TASK INSTRUCTIONS: Restate the entries below verbatim.

DATA:
>> begin

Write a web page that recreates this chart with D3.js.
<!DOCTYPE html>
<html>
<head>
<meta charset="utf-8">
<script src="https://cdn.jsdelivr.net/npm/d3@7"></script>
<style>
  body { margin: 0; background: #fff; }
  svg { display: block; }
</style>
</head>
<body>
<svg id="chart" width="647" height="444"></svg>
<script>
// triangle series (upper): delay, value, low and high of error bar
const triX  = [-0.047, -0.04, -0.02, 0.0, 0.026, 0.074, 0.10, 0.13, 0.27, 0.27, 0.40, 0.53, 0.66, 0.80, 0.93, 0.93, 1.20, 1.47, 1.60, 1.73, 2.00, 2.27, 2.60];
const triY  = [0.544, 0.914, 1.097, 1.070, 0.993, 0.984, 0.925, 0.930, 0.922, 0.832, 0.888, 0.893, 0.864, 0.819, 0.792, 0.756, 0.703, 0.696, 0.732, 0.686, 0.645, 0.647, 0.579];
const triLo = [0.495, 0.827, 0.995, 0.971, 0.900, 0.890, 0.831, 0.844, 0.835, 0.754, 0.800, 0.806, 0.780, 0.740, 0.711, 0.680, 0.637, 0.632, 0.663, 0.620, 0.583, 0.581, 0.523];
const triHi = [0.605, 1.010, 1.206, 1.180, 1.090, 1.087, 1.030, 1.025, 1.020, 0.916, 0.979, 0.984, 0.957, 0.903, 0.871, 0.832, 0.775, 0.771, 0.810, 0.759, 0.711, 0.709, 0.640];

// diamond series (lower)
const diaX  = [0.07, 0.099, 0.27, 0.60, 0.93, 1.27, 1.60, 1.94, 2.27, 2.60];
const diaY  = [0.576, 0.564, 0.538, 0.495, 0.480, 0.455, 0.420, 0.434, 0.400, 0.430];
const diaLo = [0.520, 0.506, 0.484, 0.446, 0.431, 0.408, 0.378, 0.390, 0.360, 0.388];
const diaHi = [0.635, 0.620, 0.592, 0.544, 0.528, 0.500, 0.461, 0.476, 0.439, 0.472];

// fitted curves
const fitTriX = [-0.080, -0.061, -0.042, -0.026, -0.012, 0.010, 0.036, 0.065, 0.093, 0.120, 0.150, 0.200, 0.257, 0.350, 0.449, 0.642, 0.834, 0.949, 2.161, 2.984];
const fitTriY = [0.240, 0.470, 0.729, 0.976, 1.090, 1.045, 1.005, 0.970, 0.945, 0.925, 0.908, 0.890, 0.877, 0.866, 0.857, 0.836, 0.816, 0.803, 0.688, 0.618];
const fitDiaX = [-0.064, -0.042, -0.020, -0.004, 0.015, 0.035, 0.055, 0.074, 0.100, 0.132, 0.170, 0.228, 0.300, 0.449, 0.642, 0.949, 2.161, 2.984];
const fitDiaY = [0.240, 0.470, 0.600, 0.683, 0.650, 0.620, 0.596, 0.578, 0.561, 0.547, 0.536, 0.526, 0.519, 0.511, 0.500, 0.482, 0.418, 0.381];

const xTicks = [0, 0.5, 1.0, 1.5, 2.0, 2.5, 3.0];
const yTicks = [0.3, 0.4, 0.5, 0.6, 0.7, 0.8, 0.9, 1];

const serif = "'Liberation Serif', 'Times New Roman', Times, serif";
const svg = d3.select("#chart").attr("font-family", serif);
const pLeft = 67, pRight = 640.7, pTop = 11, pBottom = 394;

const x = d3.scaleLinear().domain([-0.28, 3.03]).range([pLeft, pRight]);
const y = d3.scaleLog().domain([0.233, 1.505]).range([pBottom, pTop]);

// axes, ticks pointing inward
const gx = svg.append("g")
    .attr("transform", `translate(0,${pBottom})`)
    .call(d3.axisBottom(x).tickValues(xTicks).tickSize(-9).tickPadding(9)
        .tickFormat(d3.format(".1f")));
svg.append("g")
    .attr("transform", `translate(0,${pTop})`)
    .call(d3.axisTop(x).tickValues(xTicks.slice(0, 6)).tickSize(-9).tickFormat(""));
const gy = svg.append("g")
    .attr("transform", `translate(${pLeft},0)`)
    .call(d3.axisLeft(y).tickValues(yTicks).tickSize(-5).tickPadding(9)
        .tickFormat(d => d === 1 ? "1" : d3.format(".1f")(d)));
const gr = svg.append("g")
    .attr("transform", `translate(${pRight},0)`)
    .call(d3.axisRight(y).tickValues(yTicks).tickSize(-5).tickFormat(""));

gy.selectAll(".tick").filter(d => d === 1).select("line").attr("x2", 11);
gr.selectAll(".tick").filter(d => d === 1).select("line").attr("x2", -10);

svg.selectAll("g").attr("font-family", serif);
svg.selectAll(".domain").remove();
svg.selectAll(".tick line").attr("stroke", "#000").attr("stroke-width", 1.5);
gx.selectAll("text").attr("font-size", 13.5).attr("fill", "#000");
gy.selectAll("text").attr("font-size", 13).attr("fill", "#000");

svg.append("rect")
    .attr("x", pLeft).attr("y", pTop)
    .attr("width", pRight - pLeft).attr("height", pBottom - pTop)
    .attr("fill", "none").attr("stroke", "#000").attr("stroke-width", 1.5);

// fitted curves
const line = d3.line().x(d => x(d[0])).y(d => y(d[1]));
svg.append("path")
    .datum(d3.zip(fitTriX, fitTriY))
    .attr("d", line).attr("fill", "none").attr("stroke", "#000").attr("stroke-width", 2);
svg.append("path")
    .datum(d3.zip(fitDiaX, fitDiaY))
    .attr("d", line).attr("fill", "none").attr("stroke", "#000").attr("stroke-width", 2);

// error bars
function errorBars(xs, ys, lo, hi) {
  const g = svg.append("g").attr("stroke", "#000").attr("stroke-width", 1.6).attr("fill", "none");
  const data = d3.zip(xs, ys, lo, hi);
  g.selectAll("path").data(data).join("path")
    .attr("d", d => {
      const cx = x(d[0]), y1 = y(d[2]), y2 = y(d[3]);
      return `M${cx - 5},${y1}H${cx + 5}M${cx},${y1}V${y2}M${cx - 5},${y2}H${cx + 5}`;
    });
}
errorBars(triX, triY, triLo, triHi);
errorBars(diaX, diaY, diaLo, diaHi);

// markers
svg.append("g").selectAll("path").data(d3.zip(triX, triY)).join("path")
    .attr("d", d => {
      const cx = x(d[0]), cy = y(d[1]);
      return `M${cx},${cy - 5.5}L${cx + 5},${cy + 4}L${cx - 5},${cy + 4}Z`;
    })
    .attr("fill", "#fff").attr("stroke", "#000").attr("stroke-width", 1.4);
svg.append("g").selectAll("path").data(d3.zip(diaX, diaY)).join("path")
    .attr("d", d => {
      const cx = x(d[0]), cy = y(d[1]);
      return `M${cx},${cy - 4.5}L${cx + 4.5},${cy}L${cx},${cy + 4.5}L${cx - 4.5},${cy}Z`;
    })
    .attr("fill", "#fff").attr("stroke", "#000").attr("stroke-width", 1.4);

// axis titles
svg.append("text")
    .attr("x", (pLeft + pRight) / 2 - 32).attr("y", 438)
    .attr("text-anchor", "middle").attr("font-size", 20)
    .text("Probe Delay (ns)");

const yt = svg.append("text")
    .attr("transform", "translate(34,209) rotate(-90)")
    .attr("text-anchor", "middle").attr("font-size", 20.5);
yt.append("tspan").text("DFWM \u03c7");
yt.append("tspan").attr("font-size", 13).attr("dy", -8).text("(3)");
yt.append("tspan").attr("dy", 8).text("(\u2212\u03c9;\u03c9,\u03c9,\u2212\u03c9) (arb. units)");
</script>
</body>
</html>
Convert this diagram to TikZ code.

>> end

ANSWER FOR THE TASK:
Write a web page that recreates this chart with D3.js.
<!DOCTYPE html>
<html>
<head>
<meta charset="utf-8">
<script src="https://cdn.jsdelivr.net/npm/d3@7"></script>
<style>
  body { margin: 0; background: #fff; }
  svg { display: block; }
</style>
</head>
<body>
<svg id="chart" width="647" height="444"></svg>
<script>
// triangle series (upper): delay, value, low and high of error bar
const triX  = [-0.047, -0.04, -0.02, 0.0, 0.026, 0.074, 0.10, 0.13, 0.27, 0.27, 0.40, 0.53, 0.66, 0.80, 0.93, 0.93, 1.20, 1.47, 1.60, 1.73, 2.00, 2.27, 2.60];
const triY  = [0.544, 0.914, 1.097, 1.070, 0.993, 0.984, 0.925, 0.930, 0.922, 0.832, 0.888, 0.893, 0.864, 0.819, 0.792, 0.756, 0.703, 0.696, 0.732, 0.686, 0.645, 0.647, 0.579];
const triLo = [0.495, 0.827, 0.995, 0.971, 0.900, 0.890, 0.831, 0.844, 0.835, 0.754, 0.800, 0.806, 0.780, 0.740, 0.711, 0.680, 0.637, 0.632, 0.663, 0.620, 0.583, 0.581, 0.523];
const triHi = [0.605, 1.010, 1.206, 1.180, 1.090, 1.087, 1.030, 1.025, 1.020, 0.916, 0.979, 0.984, 0.957, 0.903, 0.871, 0.832, 0.775, 0.771, 0.810, 0.759, 0.711, 0.709, 0.640];

// diamond series (lower)
const diaX  = [0.07, 0.099, 0.27, 0.60, 0.93, 1.27, 1.60, 1.94, 2.27, 2.60];
const diaY  = [0.576, 0.564, 0.538, 0.495, 0.480, 0.455, 0.420, 0.434, 0.400, 0.430];
const diaLo = [0.520, 0.506, 0.484, 0.446, 0.431, 0.408, 0.378, 0.390, 0.360, 0.388];
const diaHi = [0.635, 0.620, 0.592, 0.544, 0.528, 0.500, 0.461, 0.476, 0.439, 0.472];

// fitted curves
const fitTriX = [-0.080, -0.061, -0.042, -0.026, -0.012, 0.010, 0.036, 0.065, 0.093, 0.120, 0.150, 0.200, 0.257, 0.350, 0.449, 0.642, 0.834, 0.949, 2.161, 2.984];
const fitTriY = [0.240, 0.470, 0.729, 0.976, 1.090, 1.045, 1.005, 0.970, 0.945, 0.925, 0.908, 0.890, 0.877, 0.866, 0.857, 0.836, 0.816, 0.803, 0.688, 0.618];
const fitDiaX = [-0.064, -0.042, -0.020, -0.004, 0.015, 0.035, 0.055, 0.074, 0.100, 0.132, 0.170, 0.228, 0.300, 0.449, 0.642, 0.949, 2.161, 2.984];
const fitDiaY = [0.240, 0.470, 0.600, 0.683, 0.650, 0.620, 0.596, 0.578, 0.561, 0.547, 0.536, 0.526, 0.519, 0.511, 0.500, 0.482, 0.418, 0.381];

const xTicks = [0, 0.5, 1.0, 1.5, 2.0, 2.5, 3.0];
const yTicks = [0.3, 0.4, 0.5, 0.6, 0.7, 0.8, 0.9, 1];

const serif = "'Liberation Serif', 'Times New Roman', Times, serif";
const svg = d3.select("#chart").attr("font-family", serif);
const pLeft = 67, pRight = 640.7, pTop = 11, pBottom = 394;

const x = d3.scaleLinear().domain([-0.28, 3.03]).range([pLeft, pRight]);
const y = d3.scaleLog().domain([0.233, 1.505]).range([pBottom, pTop]);

// axes, ticks pointing inward
const gx = svg.append("g")
    .attr("transform", `translate(0,${pBottom})`)
    .call(d3.axisBottom(x).tickValues(xTicks).tickSize(-9).tickPadding(9)
        .tickFormat(d3.format(".1f")));
svg.append("g")
    .attr("transform", `translate(0,${pTop})`)
    .call(d3.axisTop(x).tickValues(xTicks.slice(0, 6)).tickSize(-9).tickFormat(""));
const gy = svg.append("g")
    .attr("transform", `translate(${pLeft},0)`)
    .call(d3.axisLeft(y).tickValues(yTicks).tickSize(-5).tickPadding(9)
        .tickFormat(d => d === 1 ? "1" : d3.format(".1f")(d)));
const gr = svg.append("g")
    .attr("transform", `translate(${pRight},0)`)
    .call(d3.axisRight(y).tickValues(yTicks).tickSize(-5).tickFormat(""));

gy.selectAll(".tick").filter(d => d === 1).select("line").attr("x2", 11);
gr.selectAll(".tick").filter(d => d === 1).select("line").attr("x2", -10);

svg.selectAll("g").attr("font-family", serif);
svg.selectAll(".domain").remove();
svg.selectAll(".tick line").attr("stroke", "#000").attr("stroke-width", 1.5);
gx.selectAll("text").attr("font-size", 13.5).attr("fill", "#000");
gy.selectAll("text").attr("font-size", 13).attr("fill", "#000");

svg.append("rect")
    .attr("x", pLeft).attr("y", pTop)
    .attr("width", pRight - pLeft).attr("height", pBottom - pTop)
    .attr("fill", "none").attr("stroke", "#000").attr("stroke-width", 1.5);

// fitted curves
const line = d3.line().x(d => x(d[0])).y(d => y(d[1]));
svg.append("path")
    .datum(d3.zip(fitTriX, fitTriY))
    .attr("d", line).attr("fill", "none").attr("stroke", "#000").attr("stroke-width", 2);
svg.append("path")
    .datum(d3.zip(fitDiaX, fitDiaY))
    .attr("d", line).attr("fill", "none").attr("stroke", "#000").attr("stroke-width", 2);

// error bars
function errorBars(xs, ys, lo, hi) {
  const g = svg.append("g").attr("stroke", "#000").attr("stroke-width", 1.6).attr("fill", "none");
  const data = d3.zip(xs, ys, lo, hi);
  g.selectAll("path").data(data).join("path")
    .attr("d", d => {
      const cx = x(d[0]), y1 = y(d[2]), y2 = y(d[3]);
      return `M${cx - 5},${y1}H${cx + 5}M${cx},${y1}V${y2}M${cx - 5},${y2}H${cx + 5}`;
    });
}
errorBars(triX, triY, triLo, triHi);
errorBars(diaX, diaY, diaLo, diaHi);

// markers
svg.append("g").selectAll("path").data(d3.zip(triX, triY)).join("path")
    .attr("d", d => {
      const cx = x(d[0]), cy = y(d[1]);
      return `M${cx},${cy - 5.5}L${cx + 5},${cy + 4}L${cx - 5},${cy + 4}Z`;
    })
    .attr("fill", "#fff").attr("stroke", "#000").attr("stroke-width", 1.4);
svg.append("g").selectAll("path").data(d3.zip(diaX, diaY)).join("path")
    .attr("d", d => {
      const cx = x(d[0]), cy = y(d[1]);
      return `M${cx},${cy - 4.5}L${cx + 4.5},${cy}L${cx},${cy + 4.5}L${cx - 4.5},${cy}Z`;
    })
    .attr("fill", "#fff").attr("stroke", "#000").attr("stroke-width", 1.4);

// axis titles
svg.append("text")
    .attr("x", (pLeft + pRight) / 2 - 32).attr("y", 438)
    .attr("text-anchor", "middle").attr("font-size", 20)
    .text("Probe Delay (ns)");

const yt = svg.append("text")
    .attr("transform", "translate(34,209) rotate(-90)")
    .attr("text-anchor", "middle").attr("font-size", 20.5);
yt.append("tspan").text("DFWM \u03c7");
yt.append("tspan").attr("font-size", 13).attr("dy", -8).text("(3)");
yt.append("tspan").attr("dy", 8).text("(\u2212\u03c9;\u03c9,\u03c9,\u2212\u03c9) (arb. units)");
</script>
</body>
</html>
Convert this diagram to TikZ code.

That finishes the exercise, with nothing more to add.